Hace unos días, los periodistas le preguntaron al entrenador del Liverpool, el alemán Jürgen Klopp, su opinión sobre las medidas adoptadas para combatir los peligros del coronavirus. Pragmático y respetuoso, el técnico germano declinó emitir una opinión porque consideraba que él no era nadie para ofrecerla, y la materia por la que se le preguntaba era lo suficientemente delicada como para guardar respetuoso silencio y dejar a los expertos que tomaran las medidas que estimaran necesarias. Klopp puso cara de circunstancias en la sala de prensa de Stanford Bridge cuando le pidieron opinión sobre el particular: ¿Quién soy yo para opinar sobre la tarea de los expertos en un tema tan importante? –manifestó Klopp visiblemente molesto- Soy simplemente un entrenador de fútbol con una gorra y mal afeitado. Los que saben deben aconsejar qué hacer, y los demás lo que debemos es hacerles caso, para eso saben”.
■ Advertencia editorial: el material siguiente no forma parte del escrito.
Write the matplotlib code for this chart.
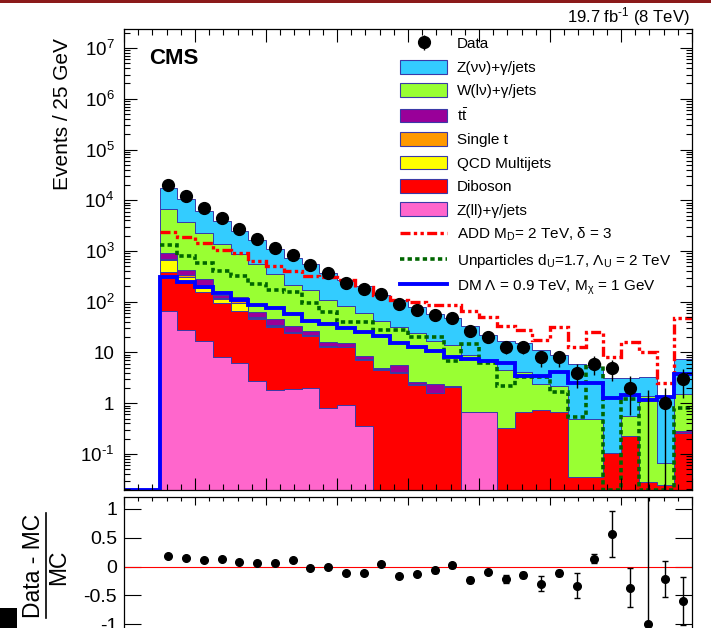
import numpy as np
import matplotlib.pyplot as plt
from matplotlib.patches import Rectangle, Patch
from matplotlib.lines import Line2D
from matplotlib.ticker import FixedLocator, FixedFormatter, MultipleLocator, LogLocator, NullFormatter

plt.rcParams['font.family'] = ['Liberation Sans', 'DejaVu Sans']
plt.rcParams['mathtext.fontset'] = 'custom'
plt.rcParams['mathtext.rm'] = 'Liberation Sans'
plt.rcParams['mathtext.it'] = 'Liberation Sans:italic'
plt.rcParams['mathtext.bf'] = 'Liberation Sans:bold'
plt.rcParams['axes.unicode_minus'] = False

# MET bins, 25 GeV wide, 250 - 1000 GeV
edges = np.arange(250, 1001, 25)
sig_edges = np.arange(200, 1001, 25)

data = np.array([20300, 12100, 7030, 4400, 2670, 1750, 1160, 822, 530, 363,
                 238, 181, 144, 90, 69, 54, 48, 26, 20, 13,
                 13, 8, 8, 4, 6, 5, 2, 0, 1, 3])

# backgrounds (stack order bottom -> top)
zll = np.array([65, 28, 17, 8.3, 6.3, 2.7, 1.8, 1.9, 2.0, 0.82,
                0.92, 0.35, 0, 0, 0, 0, 0, 0.68, 0.68, 0,
                0, 0, 0, 0, 0, 0, 0, 0, 0, 0])
diboson = np.array([327, 232, 138, 88, 60, 44, 29.5, 22, 19, 12,
                    11.7, 6.9, 4.5, 3.9, 2.3, 1.6, 2.1, 0, 0, 0.33,
                    0.67, 0.72, 0.67, 0.035, 0.035, 0.106, 0.23, 0.028, 0.025, 0.26])
qcd = np.array([280, 50, 35, 15, 30, 2, 2, 1, 0.5, 0.3,
                0.2, 0.1, 0.1, 0.1, 0.05, 0, 0, 0, 0, 0,
                0, 0, 0, 0, 0, 0, 0, 0, 0, 0])
singlet = np.array([15, 20, 10, 5, 5, 2, 1.5, 1, 0.5, 0.3,
                    0.2, 0.1, 0.1, 0.1, 0.05, 0, 0, 0, 0, 0,
                    0, 0, 0, 0, 0, 0, 0, 0, 0, 0])
ttbar = np.array([242, 87, 80, 20, 25, 13, 11, 8, 5, 2.6,
                  2.5, 1.2, 0.3, 1.6, 0.2, 0.8, 0.1, 0, 0, 0,
                  0, 0, 0, 0, 0, 0, 0, 0, 0, 0.03])
wlnu = np.array([5691, 3368, 2016, 1238, 747, 491, 306, 180, 144, 92,
                 66.5, 52.4, 36, 26.3, 21.4, 14.6, 11.8, 8.2, 6.3, 4.2,
                 3.4, 1.7, 1.5, 0.45, 0.45, 0, 0.33, 1.37, 0.04, 1.2])
znn = np.array([10580, 6735, 3984, 2516, 1597, 1095, 742, 526, 375, 259,
                185, 142, 97, 75, 55, 41, 33, 25, 15, 12,
                11.2, 9.0, 6.8, 5.5, 4.8, 3.1, 2.6, 1.9, 1.2, 6.0])

# signals
add = np.array([2400, 1915, 1416, 1047, 900, 645, 506, 410, 322, 303,
                268, 198, 136, 108, 100, 88, 86, 66, 50, 34,
                28, 17.6, 32, 13, 25.7, 8.3, 16.3, 10.4, 2.5, 47])
unpart = np.array([1313, 797, 589, 410, 321, 224, 171, 158, 96, 64,
                   39, 39, 27.7, 27.7, 20.5, 20.5, 6.8, 14.5, 6.1, 2.2,
                   3.3, 3.3, 1.7, 0.54, 5.7, 0, 1.2, 0, 0, 0.8])
dm = np.array([0, 0, 312, 249, 192, 151, 108, 86, 74, 57, 42, 36,
               31, 25.7, 21, 15.2, 12.6, 10.9, 8.3, 7.3, 6.9, 6.3,
               3.4, 3.4, 4.2, 2.5, 2.5, 1.25, 1.45, 1.16, 1.35, 3.8])

# ratio uncertainties
ratio_err_lo = np.array([0.01, 0.01, 0.012, 0.015, 0.02, 0.02, 0.02, 0.025, 0.03, 0.03,
                         0.03, 0.035, 0.04, 0.035, 0.035, 0.04, 0.04, 0.05, 0.035, 0.065,
                         0.05, 0.13, 0.055, 0.22, 0.08, 0.4, 0.34, 0, 0.31, 0.41])
ratio_err_hi = np.array([0.01, 0.01, 0.012, 0.015, 0.02, 0.02, 0.02, 0.025, 0.03, 0.03,
                         0.03, 0.035, 0.04, 0.035, 0.035, 0.04, 0.04, 0.05, 0.035, 0.065,
                         0.05, 0.13, 0.055, 0.22, 0.08, 0.4, 0.34, 3.0, 0.31, 0.41])

ylo, yhi = 0.0195, 2.37e7
edgecol = '#3a3aa8'

fig = plt.figure(figsize=(7.11, 6.28), dpi=100)
ax = fig.add_axes([124/711, 138/628, 568/711, 461/628])
axr = fig.add_axes([124/711, -8/628, 568/711, 139/628])

ax.set_yscale('log')
stack = [(zll, '#ff66cc', 'Z(ll)+γ/jets'),
         (diboson, '#ff0000', 'Diboson'),
         (qcd, '#ffff00', 'QCD Multijets'),
         (singlet, '#ff9900', 'Single t'),
         (ttbar, '#990099', 't$\\mathrm{\\bar{t}}$'),
         (wlnu, '#99ff33', 'W(lν)+γ/jets'),
         (znn, '#33ccff', 'Z(νν)+γ/jets')]
lower = np.zeros(len(data))
for vals, col, lab in stack:
    upper = lower + vals
    ax.stairs(np.maximum(upper, 1e-4), edges, baseline=np.maximum(lower, 1e-4), fill=True,
              facecolor=col, edgecolor=edgecol, lw=0.7)
    lower = upper
mc_total = lower

ax.stairs(add, edges, baseline=None, color='#ff0000', lw=2.4, linestyle=(0, (3, 1, 1, 1, 1, 1)))
ax.stairs(np.maximum(unpart, ylo), edges, baseline=None, color='#006600', lw=2.6, linestyle=(0, (1.2, 0.9)))
ax.stairs(np.maximum(dm, ylo), sig_edges, baseline=None, color='#0000ff', lw=2.8)

centers = 0.5 * (edges[:-1] + edges[1:])
err_hi = np.where(data > 0, np.sqrt(data), 1.84)
err_lo = np.sqrt(data)
hdata = ax.errorbar(centers, data, yerr=[err_lo, err_hi], fmt='o', color='k', ms=8.5, lw=1, capsize=0, zorder=5)

ax.set_xlim(200, 1000)
ax.set_ylim(ylo, yhi)
ax.yaxis.set_major_locator(FixedLocator([0.1, 1, 10, 1e2, 1e3, 1e4, 1e5, 1e6, 1e7]))
ax.yaxis.set_major_formatter(FixedFormatter(['10$^{\\text{-}1}$', '1', '10', '10$^{2}$', '10$^{3}$', '10$^{4}$',
                                             '10$^{5}$', '10$^{6}$', '10$^{7}$']))
ax.yaxis.set_minor_locator(LogLocator(base=10, subs=np.arange(2, 10), numticks=20))
ax.yaxis.set_minor_formatter(NullFormatter())
ax.xaxis.set_major_locator(MultipleLocator(100))
ax.xaxis.set_minor_locator(MultipleLocator(20))
ax.tick_params(axis='both', which='both', direction='in', top=True, right=True)
ax.tick_params(axis='both', which='major', length=9, width=0.8, labelsize=13.5, pad=7)
ax.tick_params(axis='both', which='minor', length=4.5, width=0.8)
ax.tick_params(axis='x', labelbottom=False)
for s in ax.spines.values():
    s.set_linewidth(0.9)

ax.text(0.045, 0.935, 'CMS', transform=ax.transAxes, fontsize=16, fontweight='bold', va='center', ha='left')
fig.text(690/711, 1 - 22/628, '19.7 fb$^{\\text{-}1}$ (8 TeV)', fontsize=12, ha='right', va='baseline')
fig.text(62/711, 1 - 38/628, 'Events / 25 GeV', rotation=90, fontsize=15, ha='center', va='top')

handles = [hdata]
labels = ['Data']
for vals, col, lab in stack[::-1]:
    handles.append(Patch(facecolor=col, edgecolor=edgecol, lw=0.8))
    labels.append(lab)
handles += [Line2D([], [], color='#ff0000', lw=2.4, linestyle=(0, (3, 1, 1, 1, 1, 1))),
            Line2D([], [], color='#006600', lw=2.6, linestyle=(0, (1.2, 0.9))),
            Line2D([], [], color='#0000ff', lw=2.8)]
labels += ['ADD M$_\\mathrm{D}$= 2 TeV, δ = 3',
           'Unparticles d$_\\mathrm{U}$=1.7, Λ$_\\mathrm{U}$ = 2 TeV',
           'DM Λ = 0.9 TeV, M$_\\mathrm{χ}$ = 1 GeV']
ax.legend(handles, labels, loc='upper left', bbox_to_anchor=(0.486, 0.984), frameon=False, fontsize=11,
          handlelength=3.1, handleheight=1.0, labelspacing=0.55, handletextpad=0.6,
          borderpad=0, borderaxespad=0)

# ratio panel
ratio = data / mc_total - 1
axr.axhline(0, color='#ff0000', lw=0.8)
axr.errorbar(centers, ratio, yerr=[ratio_err_lo, ratio_err_hi], fmt='o', color='k', ms=5.5, lw=1,
             capsize=2.5, capthick=1)
axr.set_xlim(200, 1000)
axr.set_ylim(-1.2, 1.2)
axr.yaxis.set_major_locator(FixedLocator([-1, -0.5, 0, 0.5, 1]))
axr.yaxis.set_major_formatter(FixedFormatter(['-1', '-0.5', '0', '0.5', '1']))
axr.xaxis.set_major_locator(MultipleLocator(100))
axr.xaxis.set_minor_locator(MultipleLocator(20))
axr.tick_params(axis='both', which='both', direction='in', top=True, right=True)
axr.tick_params(axis='y', which='major', length=12, width=0.8, labelsize=14, pad=5)
axr.tick_params(axis='x', which='major', length=6, width=0.8)
axr.tick_params(axis='x', which='minor', length=3, width=0.8)
axr.tick_params(axis='x', labelbottom=False)
for s in axr.spines.values():
    s.set_linewidth(0.9)

fig.text(33/711, 1 - 566/628, 'Data - MC', rotation=90, fontsize=16.5, ha='center', va='center')
fig.text(59/711, 1 - 567/628, 'MC', rotation=90, fontsize=16.5, ha='center', va='center')
fig.add_artist(Line2D([46/711, 46/711], [1 - 513/628, 1 - 618/628], color='k', lw=1.2, transform=fig.transFigure))

# frame decorations of the original page
fig.add_artist(Rectangle((0, 1 - 3/628), 1, 3/628, transform=fig.transFigure, color='#8b1a1a', lw=0))
fig.add_artist(Rectangle((0, 0), 17/711, 20/628, transform=fig.transFigure, color='k', lw=0))

fig.savefig('out.png', dpi=100)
Klopp es un personaje que siempre ha dado muestras de pragmatismo y sentido común, un manojo de virtudes del que carecemos una buena parte de los españoles. Como profesional del deporte ha demostrado un nivel envidiable, y, a pesar de las últimas derrotas de los “reds”, ha conseguido en dos temporadas hacer de un equipo muy malo, el virtual ganador de la Liga de su país y todo un campeón de Europa. Pero no solo ha puesto al Liverpool en órbita tras muchos años de secano, sino que se ha convertido en un referente continental admirado y respetado por su manera de entender el fútbol, su método de preparación y su modelo táctico. Ahora lo es tan bien, y a nadie debe sorprenderlo conociendo sus antecedentes, en un virtuoso ejemplo de humildad y prudencia.
En un entorno como el que hemos construido, en el que las exigencias sociales empujan con frecuencia a la adopción de comportamientos atrabiliarios y en el que nos hemos dejado avasallar por unos creadores de opinión de marcado cariz diletante, personajes tan sensatos y equilibrados como Klopp tienen la virtud de abrir las ventanas. Hoy, estamos literalmente subyugados por influencers, youtubers, instagramers, opinantes aficionados, hacedores de tendencias y otros oficios variados que emiten juicios de valor sin la más mínima base ni el conocimiento más elemental. Lo peor de todo es que, además, les hacemos caso.